▸ Source records

★ ★ ★ ★ ★

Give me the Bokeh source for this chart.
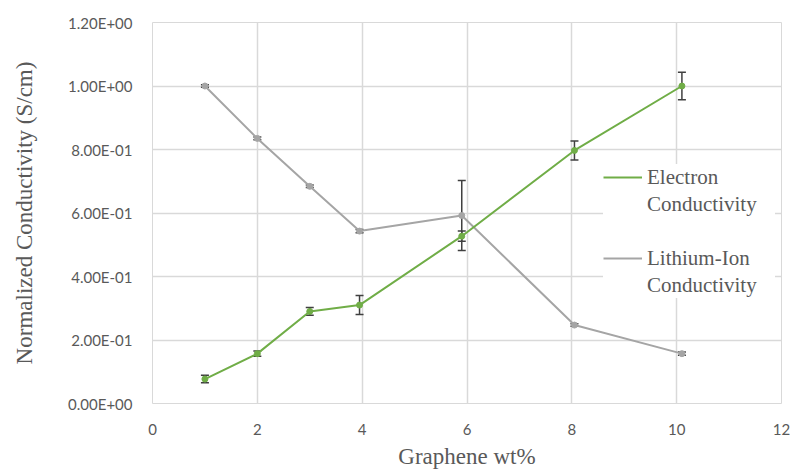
from bokeh.plotting import figure
from bokeh.models import (ColumnDataSource, Whisker, TeeHead, Legend, LegendItem,
                          FixedTicker, CustomJSTickFormatter, Range1d)
from bokeh.embed import file_html
from bokeh.resources import INLINE

# ---- data ----
graphene_wt = [1, 2, 3, 3.95, 5.9, 8.05, 10.1]
electron_cond = [0.077, 0.157, 0.29, 0.31, 0.527, 0.797, 1.0]
electron_err = [0.012, 0.008, 0.012, 0.03, 0.016, 0.03, 0.043]
lithium_cond = [1.0, 0.835, 0.684, 0.543, 0.592, 0.247, 0.157]
lithium_err = [0.004, 0.004, 0.004, 0.005, 0.11, 0.004, 0.005]
x_ticks = [0, 2, 4, 6, 8, 10, 12]
y_ticks = [0.0, 0.2, 0.4, 0.6, 0.8, 1.0, 1.2]
legend_lines = [["Electron", "Conductivity"], ["Lithium-Ion", "Conductivity"]]

GREEN = "#70AD47"
GRAY = "#A5A5A5"
TXT = "#595959"
GRID = "#D9D9D9"
ERR = "#404040"

src_e = ColumnDataSource(dict(
    x=graphene_wt, y=electron_cond,
    lo=[v - e for v, e in zip(electron_cond, electron_err)],
    hi=[v + e for v, e in zip(electron_cond, electron_err)]))
src_l = ColumnDataSource(dict(
    x=graphene_wt, y=lithium_cond,
    lo=[v - e for v, e in zip(lithium_cond, lithium_err)],
    hi=[v + e for v, e in zip(lithium_cond, lithium_err)]))

p = figure(width=790, height=471, output_backend="svg", toolbar_location=None,
           x_range=Range1d(0, 12), y_range=Range1d(0, 1.2),
           min_border_left=152, min_border_right=9, min_border_top=22,
           min_border_bottom=67)
p.outline_line_color = GRID
p.background_fill_color = "white"
p.border_fill_color = "white"

# grids
p.xgrid.grid_line_color = GRID
p.ygrid.grid_line_color = GRID
p.xgrid.grid_line_width = 1.5
p.ygrid.grid_line_width = 1.5

# axes
p.xaxis.ticker = FixedTicker(ticks=x_ticks)
p.yaxis.ticker = FixedTicker(ticks=y_ticks)
p.yaxis.formatter = CustomJSTickFormatter(code="""
    const s = tick.toExponential(2).split('e');
    let e = parseInt(s[1]);
    const sign = e < 0 ? '-' : '+';
    e = Math.abs(e);
    return s[0] + 'E' + sign + (e < 10 ? '0' + e : '' + e);
""")
for ax in (p.xaxis[0], p.yaxis[0]):
    ax.axis_line_color = None
    ax.major_tick_line_color = None
    ax.minor_tick_line_color = None
    ax.major_label_text_font = "Lato"
    ax.major_label_text_font_size = "15px"
    ax.major_label_text_color = TXT
    ax.axis_label_text_font = "Liberation Serif"
    ax.axis_label_text_font_size = "23px"
    ax.axis_label_text_font_style = "normal"
    ax.axis_label_text_color = TXT
p.xaxis.axis_label = "Graphene wt%"
p.yaxis.axis_label = "Normalized Conductivity (S/cm)"
p.xaxis.major_label_standoff = 14
p.yaxis.major_label_standoff = 14
p.xaxis.axis_label_standoff = 6
p.yaxis.axis_label_standoff = 28

# series
l_line = p.line("x", "y", source=src_l, line_color=GRAY, line_width=2)
l_pts = p.scatter("x", "y", source=src_l, size=6, fill_color=GRAY, line_color=GRAY)
e_line = p.line("x", "y", source=src_e, line_color=GREEN, line_width=2)
e_pts = p.scatter("x", "y", source=src_e, size=6, fill_color=GREEN, line_color=GREEN)

for src in (src_e, src_l):
    w = Whisker(base="x", lower="lo", upper="hi", source=src, line_color=ERR,
                line_width=1.5,
                upper_head=TeeHead(size=8, line_color=ERR, line_width=1.5),
                lower_head=TeeHead(size=8, line_color=ERR, line_width=1.5))
    p.add_layout(w)

# invisible placeholder renderer for legend continuation lines
blank = p.line(x=[], y=[], line_alpha=0)

legend = Legend(items=[
    LegendItem(label=legend_lines[0][0], renderers=[e_line]),
    LegendItem(label=legend_lines[0][1], renderers=[blank]),
    LegendItem(label=" ", renderers=[blank]),
    LegendItem(label=legend_lines[1][0], renderers=[l_line]),
    LegendItem(label=legend_lines[1][1], renderers=[blank]),
], location=(451, 105))
legend.label_text_font = "Liberation Serif"
legend.label_text_font_size = "21px"
legend.label_text_color = TXT
legend.border_line_color = None
legend.background_fill_color = "white"
legend.background_fill_alpha = 1.0
legend.glyph_width = 39
legend.glyph_height = 26
legend.label_height = 26
legend.label_width = 128
legend.spacing = 1
legend.padding = 14
legend.margin = 0
legend.label_standoff = 5
p.add_layout(legend)

open("out.html", "w").write(file_html(p, INLINE))
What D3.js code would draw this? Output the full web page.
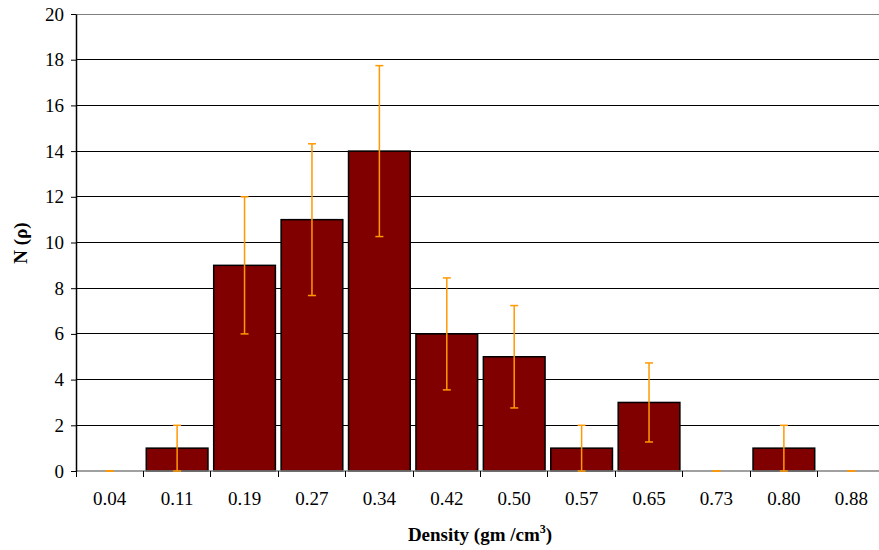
<!DOCTYPE html>
<html><head><meta charset="utf-8">
<script src="https://cdn.jsdelivr.net/npm/d3@7"></script>
<style>body{margin:0;background:#fff}svg{display:block}</style>
</head><body>
<svg id="c" width="879" height="550"></svg>
<script>
const categories = ["0.04","0.11","0.19","0.27","0.34","0.42","0.50","0.57","0.65","0.73","0.80","0.88"];
const counts = [0,1,9,11,14,6,5,1,3,0,1,0];
const errors = [0,1,3,3.32,3.74,2.45,2.24,1,1.73,0,1,0];
const yTicks = [0,2,4,6,8,10,12,14,16,18,20];

(function(){
const svg = d3.select("#c");
const mLeft = 76, mRight = 885, mTop = 14, mBottom = 471;
const font = "Liberation Serif, Times New Roman, serif";
const fs = 19;

const x = d3.scaleBand().domain(categories).range([mLeft, mRight]).paddingInner(0.085).paddingOuter(0.0425);
const xt = d3.scaleBand().domain(categories).range([mLeft, mRight]);
const y = d3.scaleLinear().domain([0, 20]).range([mBottom, mTop]);

// gridlines
svg.append("g").selectAll("line").data(yTicks.filter(d => d > 0)).join("line")
  .attr("x1", mLeft).attr("x2", mRight).attr("y1", d => y(d)).attr("y2", d => y(d))
  .attr("stroke", d => d === 20 ? "#808080" : "#000").attr("stroke-width", 1).attr("shape-rendering","crispEdges");

// bars
const data = categories.map((c, i) => ({c, v: counts[i], e: errors[i]}));
svg.append("g").selectAll("rect").data(data.filter(d => d.v > 0)).join("rect")
  .attr("x", d => x(d.c)).attr("width", x.bandwidth())
  .attr("y", d => y(d.v)).attr("height", d => y(0) - y(d.v))
  .attr("fill", "#800000").attr("stroke", "#000").attr("stroke-width", 1.5);

// x axis baseline
svg.append("line").attr("x1", mLeft).attr("x2", mRight).attr("y1", mBottom).attr("y2", mBottom)
  .attr("stroke", "#808080").attr("stroke-width", 1.5);

// x ticks at band edges
const edges = categories.map(c => xt(c)).concat([mRight]);
svg.append("g").selectAll("line").data(edges).join("line")
  .attr("x1", d => d).attr("x2", d => d).attr("y1", mBottom).attr("y2", mBottom + 6)
  .attr("stroke", "#000").attr("stroke-width", 1).attr("shape-rendering","crispEdges");

// error bars
const eb = svg.append("g").attr("stroke", "#FF9900").attr("stroke-width", 1.5);
data.forEach(d => {
  const cx = x(d.c) + x.bandwidth() / 2;
  const lo = Math.max(0, d.v - d.e), hi = d.v + d.e;
  eb.append("line").attr("x1", cx).attr("x2", cx).attr("y1", y(lo)).attr("y2", y(hi));
  eb.append("line").attr("x1", cx - 4).attr("x2", cx + 4).attr("y1", y(hi)).attr("y2", y(hi));
  eb.append("line").attr("x1", cx - 4).attr("x2", cx + 4).attr("y1", y(lo)).attr("y2", y(lo));
});

// y axis
const yAxis = d3.axisLeft(y).tickValues(yTicks).tickSize(5).tickSizeOuter(0).tickPadding(7);
const ya = svg.append("g").attr("transform", `translate(${mLeft},0)`).call(yAxis)
  .attr("font-family", font).attr("font-size", fs);
ya.select(".domain").attr("stroke", "#000").attr("stroke-width", 1.5);
ya.selectAll("text").attr("fill", "#000");

// x tick labels
svg.append("g").selectAll("text").data(categories).join("text")
  .attr("x", d => xt(d) + xt.bandwidth() / 2).attr("y", 505)
  .attr("text-anchor", "middle").attr("font-family", font).attr("font-size", fs).attr("fill", "#000")
  .text(d => d);

// axis titles
const xl = svg.append("text").attr("x", 480).attr("y", 541).attr("text-anchor", "middle")
  .attr("font-family", font).attr("font-size", fs).attr("font-weight", "bold");
xl.append("tspan").text("Density (gm /cm");
xl.append("tspan").attr("font-size", 12).attr("dy", -8).text("3");
xl.append("tspan").attr("dy", 8).text(")");

svg.append("text").attr("transform", "translate(27,243) rotate(-90)").attr("text-anchor", "middle")
  .attr("font-family", font).attr("font-size", fs).attr("font-weight", "bold").text("N (ρ)");
})();
</script>
</body></html>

★ ★ ★ ★ ★

▸ Problem to work on
With all pictures left out, please transcribe exactly the lines from the start of the material through the line with "hi=[v + e for v, e in zip(lithium_cond, lithium_err)]))".

▸ Solution
Give me the Bokeh source for this chart.
from bokeh.plotting import figure
from bokeh.models import (ColumnDataSource, Whisker, TeeHead, Legend, LegendItem,
                          FixedTicker, CustomJSTickFormatter, Range1d)
from bokeh.embed import file_html
from bokeh.resources import INLINE

# ---- data ----
graphene_wt = [1, 2, 3, 3.95, 5.9, 8.05, 10.1]
electron_cond = [0.077, 0.157, 0.29, 0.31, 0.527, 0.797, 1.0]
electron_err = [0.012, 0.008, 0.012, 0.03, 0.016, 0.03, 0.043]
lithium_cond = [1.0, 0.835, 0.684, 0.543, 0.592, 0.247, 0.157]
lithium_err = [0.004, 0.004, 0.004, 0.005, 0.11, 0.004, 0.005]
x_ticks = [0, 2, 4, 6, 8, 10, 12]
y_ticks = [0.0, 0.2, 0.4, 0.6, 0.8, 1.0, 1.2]
legend_lines = [["Electron", "Conductivity"], ["Lithium-Ion", "Conductivity"]]

GREEN = "#70AD47"
GRAY = "#A5A5A5"
TXT = "#595959"
GRID = "#D9D9D9"
ERR = "#404040"

src_e = ColumnDataSource(dict(
    x=graphene_wt, y=electron_cond,
    lo=[v - e for v, e in zip(electron_cond, electron_err)],
    hi=[v + e for v, e in zip(electron_cond, electron_err)]))
src_l = ColumnDataSource(dict(
    x=graphene_wt, y=lithium_cond,
    lo=[v - e for v, e in zip(lithium_cond, lithium_err)],
    hi=[v + e for v, e in zip(lithium_cond, lithium_err)]))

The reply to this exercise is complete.